Aprendamos á descubrir en cada forma y en cada vida aquel estigma sagrado que las define y las contiene
DOMENICO THEOTOCÓPULI, BAJO la insignificancia de nuestras actitudes cotidianas sabía inquirir el gesto único, aquel gesto que sólo ha de restituirnos la muerte. En el hospital de San Juan Bautista está colgado á la sombra del presbisterio el retrato del Cardenal Tavera. Una figura monástica, de ojos cavados y macerada sien. Domenico Theotocópuli parece ser que no había visto nunca á ese terrible místico, y alguien cuenta que la pintura donde le representa es una evocación hecha sobre la máscara mortuoria calcada por Alonso Berruguete. Confirmado está en papeles viejos que cuando el pintor cretense llegó á la ciudad castellana ya se cumplían treinta años desde que había pasado por el mundo el prócer cardenal Don Juan de Tavera. Pero la máscara donde la muerte con un gesto imborrable había perpetuado el gesto único, debió ser como la revelación de una estética nueva para aquel bizantino que aun llevaba en su alma los terrores del milenario y las disputas alejandrinas.
¡Cuántas veces en el rictus de la muerte se desvela todo el secreto de una vida! Hay un gesto que es el mío, uno solo, pero en la sucesión humilde de los días, en el vano volar de las horas, se ha diluido hasta borrarse como el perfil de una medalla. Llevo sobre mi rostro cien máscaras de ficción que se suceden bajo el imperio mezquino de una fatalidad sin transcendencia. Acaso mi verdadero gesto no se ha revelado todavía, acaso no pueda revelarse nunca bajo tantos velos acumulados día á dia y tejidos por todas mis horas.

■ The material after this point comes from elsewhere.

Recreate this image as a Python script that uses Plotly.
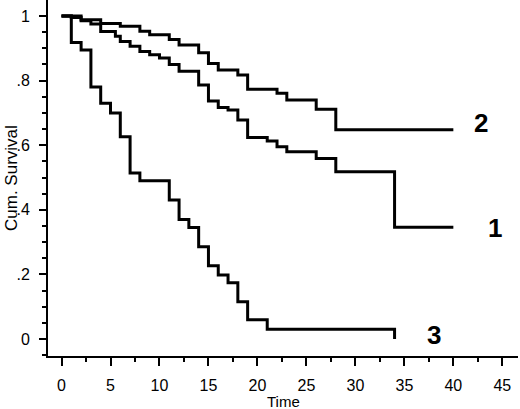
import plotly.graph_objects as go

# Group 1
t1 = [0, 1, 2, 3, 4, 5.5, 6, 7, 8, 9, 10, 11, 12, 14, 15, 16, 17, 18, 19, 21, 22, 23, 26, 28, 34, 40]
s1 = [1.0, 0.995, 0.985, 0.975, 0.952, 0.937, 0.921, 0.906, 0.89, 0.88, 0.87, 0.85, 0.829, 0.786,
      0.737, 0.717, 0.709, 0.678, 0.624, 0.613, 0.595, 0.58, 0.559, 0.518, 0.346, 0.346]
# Group 2
t2 = [0, 2, 4, 6, 8, 9, 11, 12, 14, 15, 16, 18, 19, 22, 23, 26, 28, 40]
s2 = [1.0, 0.988, 0.977, 0.968, 0.953, 0.942, 0.927, 0.91, 0.886, 0.853, 0.833, 0.817, 0.773,
      0.761, 0.74, 0.711, 0.648, 0.648]
# Group 3
t3 = [0, 1, 2, 3, 4, 5, 6, 7, 8, 11, 12, 13, 14, 15, 16, 17, 18, 19, 21, 34]
s3 = [1.0, 0.918, 0.895, 0.78, 0.73, 0.70, 0.626, 0.514, 0.49, 0.43, 0.37, 0.345, 0.286, 0.227,
      0.198, 0.174, 0.115, 0.06, 0.03, 0.0]

group_labels = ["1", "2", "3"]
label_x = [44.3, 42.8, 38.0]
label_y = [0.344, 0.669, 0.012]

x_ticks = [0, 5, 10, 15, 20, 25, 30, 35, 40, 45]
y_tickvals = [0, 0.2, 0.4, 0.6, 0.8, 1.0]
y_ticktext = ["0", ".2", ".4", ".6", ".8", "1"]

FONT = "Liberation Sans, Arial, Helvetica, sans-serif"

fig = go.Figure()
for t, s in [(t1, s1), (t2, s2), (t3, s3)]:
    fig.add_trace(go.Scatter(x=t, y=s, mode="lines", line=dict(color="black", width=3, shape="hv"),
                             showlegend=False, hoverinfo="skip"))

for lab, lx, ly in zip(group_labels, label_x, label_y):
    fig.add_annotation(x=lx, y=ly, text="<b>%s</b>" % lab, showarrow=False,
                       font=dict(family=FONT, size=26, color="black"), xanchor="center", yanchor="middle")

fig.add_annotation(xref="paper", yref="paper", x=0.5, y=0, yshift=-45, text="Time", showarrow=False,
                   font=dict(family=FONT, size=15, color="black"), xanchor="center", yanchor="middle")
fig.add_annotation(xref="paper", yref="paper", x=0, xshift=-37, y=0.5, text="Cum. Survival", showarrow=False,
                   textangle=-90, font=dict(family=FONT, size=17, color="black"), xanchor="center", yanchor="middle")

fig.update_xaxes(range=[-1.38, 46.6], tickvals=x_ticks, ticks="outside", ticklen=8, tickwidth=2,
                 tickcolor="black", showline=True, linecolor="black", linewidth=2, showgrid=False,
                 zeroline=False, ticklabelstandoff=6, automargin=False,
                 tickfont=dict(family=FONT, size=16, color="black"),
                 minor=dict(dtick=2.5, tick0=0, ticks="outside", ticklen=4, tickwidth=2, tickcolor="black",
                            showgrid=False))
fig.update_yaxes(range=[-0.0526, 1.0495], tickvals=y_tickvals, ticktext=y_ticktext, ticks="outside",
                 ticklen=7, tickwidth=2, tickcolor="black", showline=True, linecolor="black", linewidth=2,
                 showgrid=False, zeroline=False, ticklabelstandoff=6, automargin=False,
                 tickfont=dict(family=FONT, size=16, color="black"),
                 minor=dict(dtick=0.05, tick0=0, ticks="outside", ticklen=4, tickwidth=2, tickcolor="black",
                            showgrid=False))

fig.update_layout(width=520, height=409, margin=dict(l=48, r=2, t=0, b=53),
                  plot_bgcolor="white", paper_bgcolor="white", showlegend=False)

fig.write_html("out.html", config={"displayModeBar": False},
               post_script="document.body.style.margin='0';document.body.style.padding='0';document.body.style.overflow='hidden';")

Yo mismo me desconozco y quizá estoy condenado á desconocerme siempre. Muchas veces me pregunto cuál entre todos los pecados es el mío, é interrogo á las máscaras del vicio: Soberbia, Lujuria, Vanidad, Envidia han dejado una huella en mi rostro carnal y en mi rostro espiritual, pero yo sé que todas han de borrarse en su día, y que sólo una quedará inmóvil sobre mis facciones cuando llegue la muerte. En ese día de la tierra, cuando los ojos con las pestañas rígidas y los párpados de cera se hundan en un cerco de sombra violácea; cuando la frente parezca huir levantando las cejas; cuando la nariz se perfile con una transparencia angustiosa; cuando la mandíbula, relajada en sus ligamentos, ponga en los labios una risa que no tuvieron jamás, sobre la inmovilidad de la muerte recobrará su imperio el gesto único, el que acaso no ha visto nadie y que, sin embargo, era el mío... Contemplémonos en nosotros mismos hasta descubrir en la conciencia la virtud ó el pecado raíz de su eterna responsabilidad, y la veremos quieta y materializada en un gesto.